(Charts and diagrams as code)
· · ·

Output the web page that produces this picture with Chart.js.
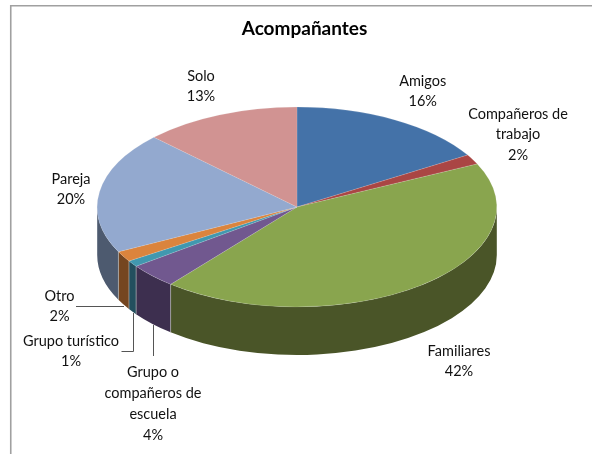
<!DOCTYPE html>
<html>
<head>
<meta charset="utf-8">
<style>html,body{margin:0;padding:0;background:#fff;overflow:hidden}canvas{display:block}</style>
<script src="https://cdn.jsdelivr.net/npm/chart.js@4"></script>
</head>
<body>
<canvas id="c" width="592" height="454"></canvas>
<script>
const chartTitle = 'Acompañantes';
const categories = ['Amigos', 'Compañeros de trabajo', 'Familiares', 'Grupo o compañeros de escuela', 'Grupo turístico', 'Otro', 'Pareja', 'Solo'];
const sliceValues = [16.3, 1.6, 43.0, 4.0, 1.0, 1.7, 19.7, 12.7];
const percentLabels = ['16%', '2%', '42%', '4%', '1%', '2%', '20%', '13%'];
const topColors = ['#4472A8', '#AA4644', '#89A54E', '#71588F', '#4198AF', '#DB843D', '#93A9CF', '#D19392'];
const sideColors = ['#2E4D72', '#732F2E', '#4A5528', '#3D2F4F', '#234F5E', '#754620', '#4D5A6F', '#8E6362'];

const labelLayout = [
  {x: 422.7, y: 81, lines: ['Amigos']},
  {x: 518, y: 114, lines: ['Compañeros de', 'trabajo']},
  {x: 459, y: 351, lines: ['Familiares']},
  {x: 153, y: 372.7, lines: ['Grupo o', 'compañeros de', 'escuela']},
  {x: 71, y: 341, lines: ['Grupo turístico']},
  {x: 59.5, y: 296, lines: ['Otro']},
  {x: 71, y: 179, lines: ['Pareja']},
  {x: 201, y: 76, lines: ['Solo']}
];
const leaderLines = [
  [[76, 306.5], [124, 306.5]],
  [[121.5, 351.5], [133.5, 351.5], [133.5, 313]],
  [[153.5, 325], [153.5, 356]]
];
const squash = 0.5, depth = 48, lineHeight = 20.8;

const pie3d = {
  id: 'pie3d',
  beforeDraw(chart) {
    const c = chart.ctx;
    c.save();
    c.strokeStyle = '#A0A0A0';
    c.lineWidth = 1.6;
    c.beginPath();
    c.moveTo(10.75, 454); c.lineTo(10.75, 5.75); c.lineTo(592, 5.75);
    c.stroke();
    c.restore();
  },
  beforeDatasetsDraw(chart) {
    const c = chart.ctx;
    const arcs = chart.getDatasetMeta(0).data;
    arcs.forEach((a, i) => {
      const s = Math.max(a.startAngle, 0), e = Math.min(a.endAngle, Math.PI);
      if (e <= s) return;
      const ry = a.outerRadius * squash;
      c.beginPath();
      c.ellipse(a.x, a.y, a.outerRadius, ry, 0, s, e);
      c.ellipse(a.x, a.y + depth, a.outerRadius, ry, 0, e, s, true);
      c.closePath();
      c.fillStyle = sideColors[i];
      c.fill();
      if (a.startAngle > 0 && a.startAngle < Math.PI) {
        const px = a.x + a.outerRadius * Math.cos(a.startAngle);
        const py = a.y + ry * Math.sin(a.startAngle);
        c.beginPath();
        c.moveTo(px, py); c.lineTo(px, py + depth);
        c.strokeStyle = 'rgba(190,190,190,0.6)';
        c.lineWidth = 1;
        c.stroke();
      }
    });
    const cx = chart.chartArea.left + chart.chartArea.width / 2;
    const cy = chart.chartArea.top + chart.chartArea.height / 2;
    c.save();
    c.translate(cx, cy); c.scale(1, squash); c.translate(-cx, -cy);
  },
  afterDatasetsDraw(chart) {
    const c = chart.ctx;
    c.restore();
    c.save();
    c.strokeStyle = '#555555';
    c.lineWidth = 1;
    leaderLines.forEach(pts => {
      c.beginPath();
      pts.forEach((p, i) => i ? c.lineTo(p[0], p[1]) : c.moveTo(p[0], p[1]));
      c.stroke();
    });
    c.textAlign = 'center';
    c.textBaseline = 'middle';
    c.fillStyle = '#111111';
    c.font = '14.5px Lato';
    labelLayout.forEach((l, i) => {
      const rows = l.lines.concat(percentLabels[i]);
      rows.forEach((t, k) => c.fillText(t, l.x, l.y + k * lineHeight));
    });
    c.fillStyle = '#000';
    c.font = 'bold 19px Lato';
    c.fillText(chartTitle, 304.5, 29);
    c.restore();
  }
};

new Chart(document.getElementById('c'), {
  type: 'pie',
  data: {
    labels: categories,
    datasets: [{data: sliceValues, backgroundColor: topColors, borderWidth: 0.4, borderColor: 'rgba(235,235,235,0.5)'}]
  },
  options: {
    responsive: false,
    animation: false,
    layout: {padding: {left: 97, right: 95, top: 7, bottom: 47}},
    plugins: {legend: {display: false}, tooltip: {enabled: false}, title: {display: false}}
  },
  plugins: [pie3d]
});
</script>
</body>
</html>
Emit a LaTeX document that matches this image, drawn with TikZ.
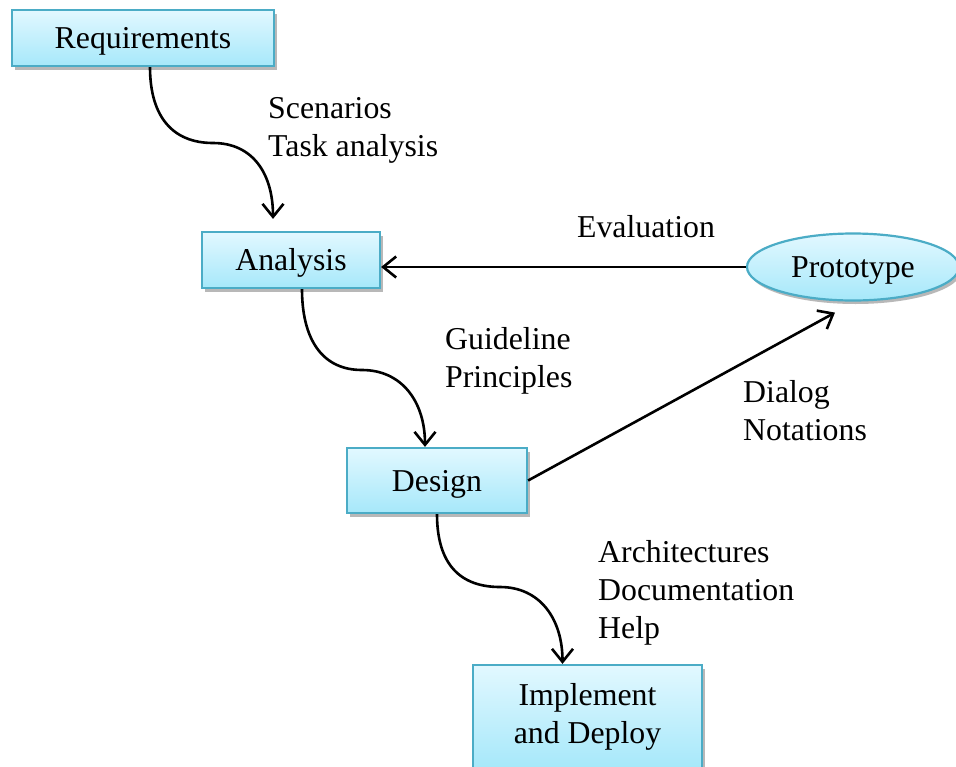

· · ·

### Job
Transcribe the records above verbatim. Do not carry over any picture.

### Task answer
Output the web page that produces this picture with Chart.js.
<!DOCTYPE html>
<html>
<head>
<meta charset="utf-8">
<style>html,body{margin:0;padding:0;background:#fff;overflow:hidden}canvas{display:block}</style>
<script src="https://cdn.jsdelivr.net/npm/chart.js@4"></script>
</head>
<body>
<canvas id="c" width="592" height="454"></canvas>
<script>
const chartTitle = 'Acompañantes';
const categories = ['Amigos', 'Compañeros de trabajo', 'Familiares', 'Grupo o compañeros de escuela', 'Grupo turístico', 'Otro', 'Pareja', 'Solo'];
const sliceValues = [16.3, 1.6, 43.0, 4.0, 1.0, 1.7, 19.7, 12.7];
const percentLabels = ['16%', '2%', '42%', '4%', '1%', '2%', '20%', '13%'];
const topColors = ['#4472A8', '#AA4644', '#89A54E', '#71588F', '#4198AF', '#DB843D', '#93A9CF', '#D19392'];
const sideColors = ['#2E4D72', '#732F2E', '#4A5528', '#3D2F4F', '#234F5E', '#754620', '#4D5A6F', '#8E6362'];

const labelLayout = [
  {x: 422.7, y: 81, lines: ['Amigos']},
  {x: 518, y: 114, lines: ['Compañeros de', 'trabajo']},
  {x: 459, y: 351, lines: ['Familiares']},
  {x: 153, y: 372.7, lines: ['Grupo o', 'compañeros de', 'escuela']},
  {x: 71, y: 341, lines: ['Grupo turístico']},
  {x: 59.5, y: 296, lines: ['Otro']},
  {x: 71, y: 179, lines: ['Pareja']},
  {x: 201, y: 76, lines: ['Solo']}
];
const leaderLines = [
  [[76, 306.5], [124, 306.5]],
  [[121.5, 351.5], [133.5, 351.5], [133.5, 313]],
  [[153.5, 325], [153.5, 356]]
];
const squash = 0.5, depth = 48, lineHeight = 20.8;

const pie3d = {
  id: 'pie3d',
  beforeDraw(chart) {
    const c = chart.ctx;
    c.save();
    c.strokeStyle = '#A0A0A0';
    c.lineWidth = 1.6;
    c.beginPath();
    c.moveTo(10.75, 454); c.lineTo(10.75, 5.75); c.lineTo(592, 5.75);
    c.stroke();
    c.restore();
  },
  beforeDatasetsDraw(chart) {
    const c = chart.ctx;
    const arcs = chart.getDatasetMeta(0).data;
    arcs.forEach((a, i) => {
      const s = Math.max(a.startAngle, 0), e = Math.min(a.endAngle, Math.PI);
      if (e <= s) return;
      const ry = a.outerRadius * squash;
      c.beginPath();
      c.ellipse(a.x, a.y, a.outerRadius, ry, 0, s, e);
      c.ellipse(a.x, a.y + depth, a.outerRadius, ry, 0, e, s, true);
      c.closePath();
      c.fillStyle = sideColors[i];
      c.fill();
      if (a.startAngle > 0 && a.startAngle < Math.PI) {
        const px = a.x + a.outerRadius * Math.cos(a.startAngle);
        const py = a.y + ry * Math.sin(a.startAngle);
        c.beginPath();
        c.moveTo(px, py); c.lineTo(px, py + depth);
        c.strokeStyle = 'rgba(190,190,190,0.6)';
        c.lineWidth = 1;
        c.stroke();
      }
    });
    const cx = chart.chartArea.left + chart.chartArea.width / 2;
    const cy = chart.chartArea.top + chart.chartArea.height / 2;
    c.save();
    c.translate(cx, cy); c.scale(1, squash); c.translate(-cx, -cy);
  },
  afterDatasetsDraw(chart) {
    const c = chart.ctx;
    c.restore();
    c.save();
    c.strokeStyle = '#555555';
    c.lineWidth = 1;
    leaderLines.forEach(pts => {
      c.beginPath();
      pts.forEach((p, i) => i ? c.lineTo(p[0], p[1]) : c.moveTo(p[0], p[1]));
      c.stroke();
    });
    c.textAlign = 'center';
    c.textBaseline = 'middle';
    c.fillStyle = '#111111';
    c.font = '14.5px Lato';
    labelLayout.forEach((l, i) => {
      const rows = l.lines.concat(percentLabels[i]);
      rows.forEach((t, k) => c.fillText(t, l.x, l.y + k * lineHeight));
    });
    c.fillStyle = '#000';
    c.font = 'bold 19px Lato';
    c.fillText(chartTitle, 304.5, 29);
    c.restore();
  }
};

new Chart(document.getElementById('c'), {
  type: 'pie',
  data: {
    labels: categories,
    datasets: [{data: sliceValues, backgroundColor: topColors, borderWidth: 0.4, borderColor: 'rgba(235,235,235,0.5)'}]
  },
  options: {
    responsive: false,
    animation: false,
    layout: {padding: {left: 97, right: 95, top: 7, bottom: 47}},
    plugins: {legend: {display: false}, tooltip: {enabled: false}, title: {display: false}}
  },
  plugins: [pie3d]
});
</script>
</body>
</html>
Emit a LaTeX document that matches this image, drawn with TikZ.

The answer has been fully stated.